Below is a listing to write out in full, exactly as given, without its pictures.
-- begin Available data --
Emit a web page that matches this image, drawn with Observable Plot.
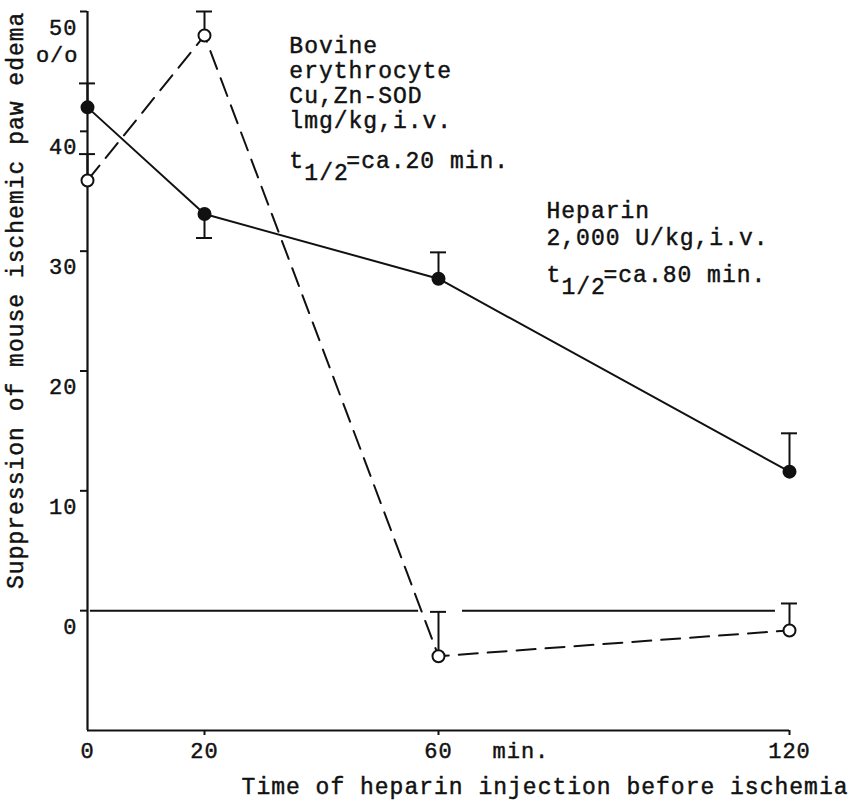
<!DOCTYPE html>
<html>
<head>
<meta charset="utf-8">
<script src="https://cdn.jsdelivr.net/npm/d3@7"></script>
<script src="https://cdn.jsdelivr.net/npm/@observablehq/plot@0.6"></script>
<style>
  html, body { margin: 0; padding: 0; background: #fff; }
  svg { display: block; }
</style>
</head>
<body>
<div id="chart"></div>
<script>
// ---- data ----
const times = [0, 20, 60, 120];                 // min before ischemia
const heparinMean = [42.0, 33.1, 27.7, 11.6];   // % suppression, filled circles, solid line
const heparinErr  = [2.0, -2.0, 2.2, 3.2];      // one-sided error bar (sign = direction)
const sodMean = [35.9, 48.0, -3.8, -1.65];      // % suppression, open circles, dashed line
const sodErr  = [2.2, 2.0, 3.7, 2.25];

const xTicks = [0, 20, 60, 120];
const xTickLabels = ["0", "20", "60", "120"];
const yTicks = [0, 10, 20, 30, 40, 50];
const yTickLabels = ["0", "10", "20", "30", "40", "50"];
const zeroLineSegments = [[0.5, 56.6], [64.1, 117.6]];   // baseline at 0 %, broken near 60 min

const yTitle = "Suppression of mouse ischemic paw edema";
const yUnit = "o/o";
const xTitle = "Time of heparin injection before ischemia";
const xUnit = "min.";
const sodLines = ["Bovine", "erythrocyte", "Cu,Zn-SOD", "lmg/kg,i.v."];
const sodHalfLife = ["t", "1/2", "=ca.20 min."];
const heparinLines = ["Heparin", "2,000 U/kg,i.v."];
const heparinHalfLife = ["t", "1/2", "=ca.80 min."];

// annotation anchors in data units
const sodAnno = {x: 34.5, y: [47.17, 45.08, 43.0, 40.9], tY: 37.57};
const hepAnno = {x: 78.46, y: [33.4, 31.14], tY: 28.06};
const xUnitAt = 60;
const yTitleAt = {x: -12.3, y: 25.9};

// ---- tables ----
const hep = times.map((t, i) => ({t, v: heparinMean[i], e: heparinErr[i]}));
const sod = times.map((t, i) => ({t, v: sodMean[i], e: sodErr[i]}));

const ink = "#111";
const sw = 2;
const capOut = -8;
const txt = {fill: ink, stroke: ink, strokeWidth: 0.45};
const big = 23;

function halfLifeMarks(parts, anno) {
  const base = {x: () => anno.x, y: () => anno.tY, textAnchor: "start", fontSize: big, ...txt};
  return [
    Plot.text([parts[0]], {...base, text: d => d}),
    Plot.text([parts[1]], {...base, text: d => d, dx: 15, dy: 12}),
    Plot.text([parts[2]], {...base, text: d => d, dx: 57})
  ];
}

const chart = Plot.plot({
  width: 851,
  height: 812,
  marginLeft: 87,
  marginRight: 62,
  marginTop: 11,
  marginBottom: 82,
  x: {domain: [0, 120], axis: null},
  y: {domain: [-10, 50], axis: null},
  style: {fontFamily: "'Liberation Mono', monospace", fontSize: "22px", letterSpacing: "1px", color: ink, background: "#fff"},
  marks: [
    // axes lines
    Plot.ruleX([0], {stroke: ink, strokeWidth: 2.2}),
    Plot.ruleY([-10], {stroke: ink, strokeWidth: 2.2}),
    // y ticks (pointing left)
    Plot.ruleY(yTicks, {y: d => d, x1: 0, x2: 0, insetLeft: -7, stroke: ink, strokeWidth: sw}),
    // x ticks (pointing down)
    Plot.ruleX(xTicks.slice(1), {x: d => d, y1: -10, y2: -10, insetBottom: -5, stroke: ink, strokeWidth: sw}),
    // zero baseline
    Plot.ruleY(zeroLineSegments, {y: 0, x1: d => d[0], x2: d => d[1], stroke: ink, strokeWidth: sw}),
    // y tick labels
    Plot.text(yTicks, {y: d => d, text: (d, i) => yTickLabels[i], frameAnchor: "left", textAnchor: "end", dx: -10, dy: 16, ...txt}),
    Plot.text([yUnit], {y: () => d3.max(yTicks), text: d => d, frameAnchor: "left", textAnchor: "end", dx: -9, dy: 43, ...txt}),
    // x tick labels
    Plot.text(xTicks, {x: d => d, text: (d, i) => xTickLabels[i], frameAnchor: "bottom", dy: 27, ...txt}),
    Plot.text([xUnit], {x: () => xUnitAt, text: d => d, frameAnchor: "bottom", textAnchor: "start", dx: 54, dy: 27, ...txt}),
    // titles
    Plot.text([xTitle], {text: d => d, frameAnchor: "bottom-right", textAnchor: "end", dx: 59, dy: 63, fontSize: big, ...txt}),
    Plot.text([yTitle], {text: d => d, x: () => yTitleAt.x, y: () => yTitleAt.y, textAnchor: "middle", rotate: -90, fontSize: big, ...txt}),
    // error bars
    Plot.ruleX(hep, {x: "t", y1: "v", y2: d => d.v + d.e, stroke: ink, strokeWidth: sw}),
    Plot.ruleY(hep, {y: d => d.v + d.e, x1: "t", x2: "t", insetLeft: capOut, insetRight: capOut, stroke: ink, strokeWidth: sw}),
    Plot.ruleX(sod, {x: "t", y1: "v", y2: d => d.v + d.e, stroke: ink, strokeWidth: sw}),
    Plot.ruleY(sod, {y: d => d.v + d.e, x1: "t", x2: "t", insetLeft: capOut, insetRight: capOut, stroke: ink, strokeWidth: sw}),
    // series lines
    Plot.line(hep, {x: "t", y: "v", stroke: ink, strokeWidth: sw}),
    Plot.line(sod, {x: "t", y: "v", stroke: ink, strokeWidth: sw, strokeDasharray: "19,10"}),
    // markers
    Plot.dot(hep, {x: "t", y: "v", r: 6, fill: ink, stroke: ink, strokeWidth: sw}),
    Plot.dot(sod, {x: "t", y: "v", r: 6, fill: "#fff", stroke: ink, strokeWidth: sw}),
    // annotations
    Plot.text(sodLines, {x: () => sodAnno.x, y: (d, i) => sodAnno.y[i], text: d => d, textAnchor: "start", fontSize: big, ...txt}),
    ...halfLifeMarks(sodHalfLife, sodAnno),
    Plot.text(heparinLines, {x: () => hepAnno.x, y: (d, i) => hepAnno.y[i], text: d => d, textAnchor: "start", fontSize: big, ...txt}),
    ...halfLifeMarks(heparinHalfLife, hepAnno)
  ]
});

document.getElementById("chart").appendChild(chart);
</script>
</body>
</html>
-- end Available data --
— Output of the task —
Emit a web page that matches this image, drawn with Observable Plot.
<!DOCTYPE html>
<html>
<head>
<meta charset="utf-8">
<script src="https://cdn.jsdelivr.net/npm/d3@7"></script>
<script src="https://cdn.jsdelivr.net/npm/@observablehq/plot@0.6"></script>
<style>
  html, body { margin: 0; padding: 0; background: #fff; }
  svg { display: block; }
</style>
</head>
<body>
<div id="chart"></div>
<script>
// ---- data ----
const times = [0, 20, 60, 120];                 // min before ischemia
const heparinMean = [42.0, 33.1, 27.7, 11.6];   // % suppression, filled circles, solid line
const heparinErr  = [2.0, -2.0, 2.2, 3.2];      // one-sided error bar (sign = direction)
const sodMean = [35.9, 48.0, -3.8, -1.65];      // % suppression, open circles, dashed line
const sodErr  = [2.2, 2.0, 3.7, 2.25];

const xTicks = [0, 20, 60, 120];
const xTickLabels = ["0", "20", "60", "120"];
const yTicks = [0, 10, 20, 30, 40, 50];
const yTickLabels = ["0", "10", "20", "30", "40", "50"];
const zeroLineSegments = [[0.5, 56.6], [64.1, 117.6]];   // baseline at 0 %, broken near 60 min

const yTitle = "Suppression of mouse ischemic paw edema";
const yUnit = "o/o";
const xTitle = "Time of heparin injection before ischemia";
const xUnit = "min.";
const sodLines = ["Bovine", "erythrocyte", "Cu,Zn-SOD", "lmg/kg,i.v."];
const sodHalfLife = ["t", "1/2", "=ca.20 min."];
const heparinLines = ["Heparin", "2,000 U/kg,i.v."];
const heparinHalfLife = ["t", "1/2", "=ca.80 min."];

// annotation anchors in data units
const sodAnno = {x: 34.5, y: [47.17, 45.08, 43.0, 40.9], tY: 37.57};
const hepAnno = {x: 78.46, y: [33.4, 31.14], tY: 28.06};
const xUnitAt = 60;
const yTitleAt = {x: -12.3, y: 25.9};

// ---- tables ----
const hep = times.map((t, i) => ({t, v: heparinMean[i], e: heparinErr[i]}));
const sod = times.map((t, i) => ({t, v: sodMean[i], e: sodErr[i]}));

const ink = "#111";
const sw = 2;
const capOut = -8;
const txt = {fill: ink, stroke: ink, strokeWidth: 0.45};
const big = 23;

function halfLifeMarks(parts, anno) {
  const base = {x: () => anno.x, y: () => anno.tY, textAnchor: "start", fontSize: big, ...txt};
  return [
    Plot.text([parts[0]], {...base, text: d => d}),
    Plot.text([parts[1]], {...base, text: d => d, dx: 15, dy: 12}),
    Plot.text([parts[2]], {...base, text: d => d, dx: 57})
  ];
}

const chart = Plot.plot({
  width: 851,
  height: 812,
  marginLeft: 87,
  marginRight: 62,
  marginTop: 11,
  marginBottom: 82,
  x: {domain: [0, 120], axis: null},
  y: {domain: [-10, 50], axis: null},
  style: {fontFamily: "'Liberation Mono', monospace", fontSize: "22px", letterSpacing: "1px", color: ink, background: "#fff"},
  marks: [
    // axes lines
    Plot.ruleX([0], {stroke: ink, strokeWidth: 2.2}),
    Plot.ruleY([-10], {stroke: ink, strokeWidth: 2.2}),
    // y ticks (pointing left)
    Plot.ruleY(yTicks, {y: d => d, x1: 0, x2: 0, insetLeft: -7, stroke: ink, strokeWidth: sw}),
    // x ticks (pointing down)
    Plot.ruleX(xTicks.slice(1), {x: d => d, y1: -10, y2: -10, insetBottom: -5, stroke: ink, strokeWidth: sw}),
    // zero baseline
    Plot.ruleY(zeroLineSegments, {y: 0, x1: d => d[0], x2: d => d[1], stroke: ink, strokeWidth: sw}),
    // y tick labels
    Plot.text(yTicks, {y: d => d, text: (d, i) => yTickLabels[i], frameAnchor: "left", textAnchor: "end", dx: -10, dy: 16, ...txt}),
    Plot.text([yUnit], {y: () => d3.max(yTicks), text: d => d, frameAnchor: "left", textAnchor: "end", dx: -9, dy: 43, ...txt}),
    // x tick labels
    Plot.text(xTicks, {x: d => d, text: (d, i) => xTickLabels[i], frameAnchor: "bottom", dy: 27, ...txt}),
    Plot.text([xUnit], {x: () => xUnitAt, text: d => d, frameAnchor: "bottom", textAnchor: "start", dx: 54, dy: 27, ...txt}),
    // titles
    Plot.text([xTitle], {text: d => d, frameAnchor: "bottom-right", textAnchor: "end", dx: 59, dy: 63, fontSize: big, ...txt}),
    Plot.text([yTitle], {text: d => d, x: () => yTitleAt.x, y: () => yTitleAt.y, textAnchor: "middle", rotate: -90, fontSize: big, ...txt}),
    // error bars
    Plot.ruleX(hep, {x: "t", y1: "v", y2: d => d.v + d.e, stroke: ink, strokeWidth: sw}),
    Plot.ruleY(hep, {y: d => d.v + d.e, x1: "t", x2: "t", insetLeft: capOut, insetRight: capOut, stroke: ink, strokeWidth: sw}),
    Plot.ruleX(sod, {x: "t", y1: "v", y2: d => d.v + d.e, stroke: ink, strokeWidth: sw}),
    Plot.ruleY(sod, {y: d => d.v + d.e, x1: "t", x2: "t", insetLeft: capOut, insetRight: capOut, stroke: ink, strokeWidth: sw}),
    // series lines
    Plot.line(hep, {x: "t", y: "v", stroke: ink, strokeWidth: sw}),
    Plot.line(sod, {x: "t", y: "v", stroke: ink, strokeWidth: sw, strokeDasharray: "19,10"}),
    // markers
    Plot.dot(hep, {x: "t", y: "v", r: 6, fill: ink, stroke: ink, strokeWidth: sw}),
    Plot.dot(sod, {x: "t", y: "v", r: 6, fill: "#fff", stroke: ink, strokeWidth: sw}),
    // annotations
    Plot.text(sodLines, {x: () => sodAnno.x, y: (d, i) => sodAnno.y[i], text: d => d, textAnchor: "start", fontSize: big, ...txt}),
    ...halfLifeMarks(sodHalfLife, sodAnno),
    Plot.text(heparinLines, {x: () => hepAnno.x, y: (d, i) => hepAnno.y[i], text: d => d, textAnchor: "start", fontSize: big, ...txt}),
    ...halfLifeMarks(heparinHalfLife, hepAnno)
  ]
});

document.getElementById("chart").appendChild(chart);
</script>
</body>
</html>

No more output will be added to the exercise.